## Problem to work on
Copy verbatim the material from its first line to the line that holds "import plotly.graph_objects as go", including that line.

** START OF Dataset section **

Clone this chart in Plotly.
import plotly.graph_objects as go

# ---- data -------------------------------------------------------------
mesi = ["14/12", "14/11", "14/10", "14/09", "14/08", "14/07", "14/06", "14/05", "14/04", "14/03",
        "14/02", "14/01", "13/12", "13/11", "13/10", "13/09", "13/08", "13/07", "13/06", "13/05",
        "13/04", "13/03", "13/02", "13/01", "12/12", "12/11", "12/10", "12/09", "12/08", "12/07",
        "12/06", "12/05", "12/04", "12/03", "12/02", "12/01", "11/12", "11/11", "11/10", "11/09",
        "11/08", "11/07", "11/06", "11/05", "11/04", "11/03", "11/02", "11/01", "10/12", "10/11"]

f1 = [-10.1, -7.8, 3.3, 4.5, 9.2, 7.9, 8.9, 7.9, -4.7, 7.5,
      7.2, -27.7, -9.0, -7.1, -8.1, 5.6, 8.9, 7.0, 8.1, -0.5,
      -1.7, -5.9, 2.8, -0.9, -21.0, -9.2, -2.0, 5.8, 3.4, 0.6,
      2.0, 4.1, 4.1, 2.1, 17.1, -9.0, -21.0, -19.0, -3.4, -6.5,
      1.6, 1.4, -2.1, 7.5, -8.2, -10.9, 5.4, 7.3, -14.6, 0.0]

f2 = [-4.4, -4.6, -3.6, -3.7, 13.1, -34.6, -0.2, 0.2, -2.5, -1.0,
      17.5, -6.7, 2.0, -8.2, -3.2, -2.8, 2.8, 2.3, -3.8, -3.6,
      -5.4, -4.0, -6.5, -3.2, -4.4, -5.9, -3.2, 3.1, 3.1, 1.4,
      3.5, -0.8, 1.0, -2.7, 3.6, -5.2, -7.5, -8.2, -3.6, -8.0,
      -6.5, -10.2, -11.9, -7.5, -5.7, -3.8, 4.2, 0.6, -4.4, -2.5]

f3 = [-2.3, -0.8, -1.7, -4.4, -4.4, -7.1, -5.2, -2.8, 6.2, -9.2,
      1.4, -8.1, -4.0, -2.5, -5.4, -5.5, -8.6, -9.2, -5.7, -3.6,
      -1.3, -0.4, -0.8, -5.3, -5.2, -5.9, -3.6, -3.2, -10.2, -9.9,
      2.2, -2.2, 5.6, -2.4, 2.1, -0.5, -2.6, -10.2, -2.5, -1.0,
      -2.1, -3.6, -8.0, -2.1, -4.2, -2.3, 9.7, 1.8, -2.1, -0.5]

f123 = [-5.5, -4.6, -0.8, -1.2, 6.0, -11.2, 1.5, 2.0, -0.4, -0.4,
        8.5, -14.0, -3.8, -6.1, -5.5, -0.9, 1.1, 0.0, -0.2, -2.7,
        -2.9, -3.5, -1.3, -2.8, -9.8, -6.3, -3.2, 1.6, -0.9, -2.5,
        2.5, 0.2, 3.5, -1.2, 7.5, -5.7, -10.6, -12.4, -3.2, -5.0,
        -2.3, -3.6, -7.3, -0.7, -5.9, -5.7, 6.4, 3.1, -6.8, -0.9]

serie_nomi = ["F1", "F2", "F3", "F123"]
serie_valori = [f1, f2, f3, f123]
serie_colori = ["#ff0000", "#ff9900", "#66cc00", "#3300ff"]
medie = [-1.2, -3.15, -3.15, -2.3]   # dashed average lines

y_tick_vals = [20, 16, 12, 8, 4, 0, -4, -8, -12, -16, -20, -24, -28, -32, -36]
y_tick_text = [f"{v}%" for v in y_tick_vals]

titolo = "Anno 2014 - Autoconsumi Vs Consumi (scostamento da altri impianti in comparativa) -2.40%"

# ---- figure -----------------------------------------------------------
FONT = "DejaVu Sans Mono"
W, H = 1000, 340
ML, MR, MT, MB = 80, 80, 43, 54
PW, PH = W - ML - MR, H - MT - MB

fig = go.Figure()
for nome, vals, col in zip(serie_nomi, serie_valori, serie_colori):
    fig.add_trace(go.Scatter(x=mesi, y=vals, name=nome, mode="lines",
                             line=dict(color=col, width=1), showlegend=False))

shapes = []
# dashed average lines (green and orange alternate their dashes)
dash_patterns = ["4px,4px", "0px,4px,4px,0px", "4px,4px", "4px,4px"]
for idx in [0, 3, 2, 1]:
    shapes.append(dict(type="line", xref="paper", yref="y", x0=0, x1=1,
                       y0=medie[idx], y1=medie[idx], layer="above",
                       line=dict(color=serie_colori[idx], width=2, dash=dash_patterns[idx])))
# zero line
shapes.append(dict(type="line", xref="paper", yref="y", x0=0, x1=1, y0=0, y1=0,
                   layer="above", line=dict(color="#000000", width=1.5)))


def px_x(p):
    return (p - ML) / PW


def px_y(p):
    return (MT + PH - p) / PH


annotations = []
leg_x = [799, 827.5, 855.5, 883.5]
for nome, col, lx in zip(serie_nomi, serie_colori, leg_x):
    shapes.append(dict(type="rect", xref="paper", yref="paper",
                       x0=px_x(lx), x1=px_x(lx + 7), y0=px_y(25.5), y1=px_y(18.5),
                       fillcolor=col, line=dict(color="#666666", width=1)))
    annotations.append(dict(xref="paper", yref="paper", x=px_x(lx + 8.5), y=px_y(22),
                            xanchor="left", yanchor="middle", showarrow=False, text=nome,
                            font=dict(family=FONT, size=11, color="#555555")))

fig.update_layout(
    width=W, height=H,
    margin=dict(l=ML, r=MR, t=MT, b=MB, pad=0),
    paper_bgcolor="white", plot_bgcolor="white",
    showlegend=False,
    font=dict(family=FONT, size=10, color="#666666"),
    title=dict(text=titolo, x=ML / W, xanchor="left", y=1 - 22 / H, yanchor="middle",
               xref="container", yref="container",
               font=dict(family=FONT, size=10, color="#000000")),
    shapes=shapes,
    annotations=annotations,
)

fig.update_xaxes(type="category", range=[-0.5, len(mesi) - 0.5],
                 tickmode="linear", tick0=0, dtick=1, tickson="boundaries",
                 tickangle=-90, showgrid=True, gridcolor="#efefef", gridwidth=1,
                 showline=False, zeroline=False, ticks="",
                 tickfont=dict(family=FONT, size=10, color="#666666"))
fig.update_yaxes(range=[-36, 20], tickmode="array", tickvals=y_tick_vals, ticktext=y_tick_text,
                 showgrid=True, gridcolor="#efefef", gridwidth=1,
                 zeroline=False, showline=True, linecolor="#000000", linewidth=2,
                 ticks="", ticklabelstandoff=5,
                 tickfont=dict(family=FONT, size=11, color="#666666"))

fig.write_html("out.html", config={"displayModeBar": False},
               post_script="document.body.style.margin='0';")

** END OF Dataset section **

## Complete answer
Clone this chart in Plotly.
import plotly.graph_objects as go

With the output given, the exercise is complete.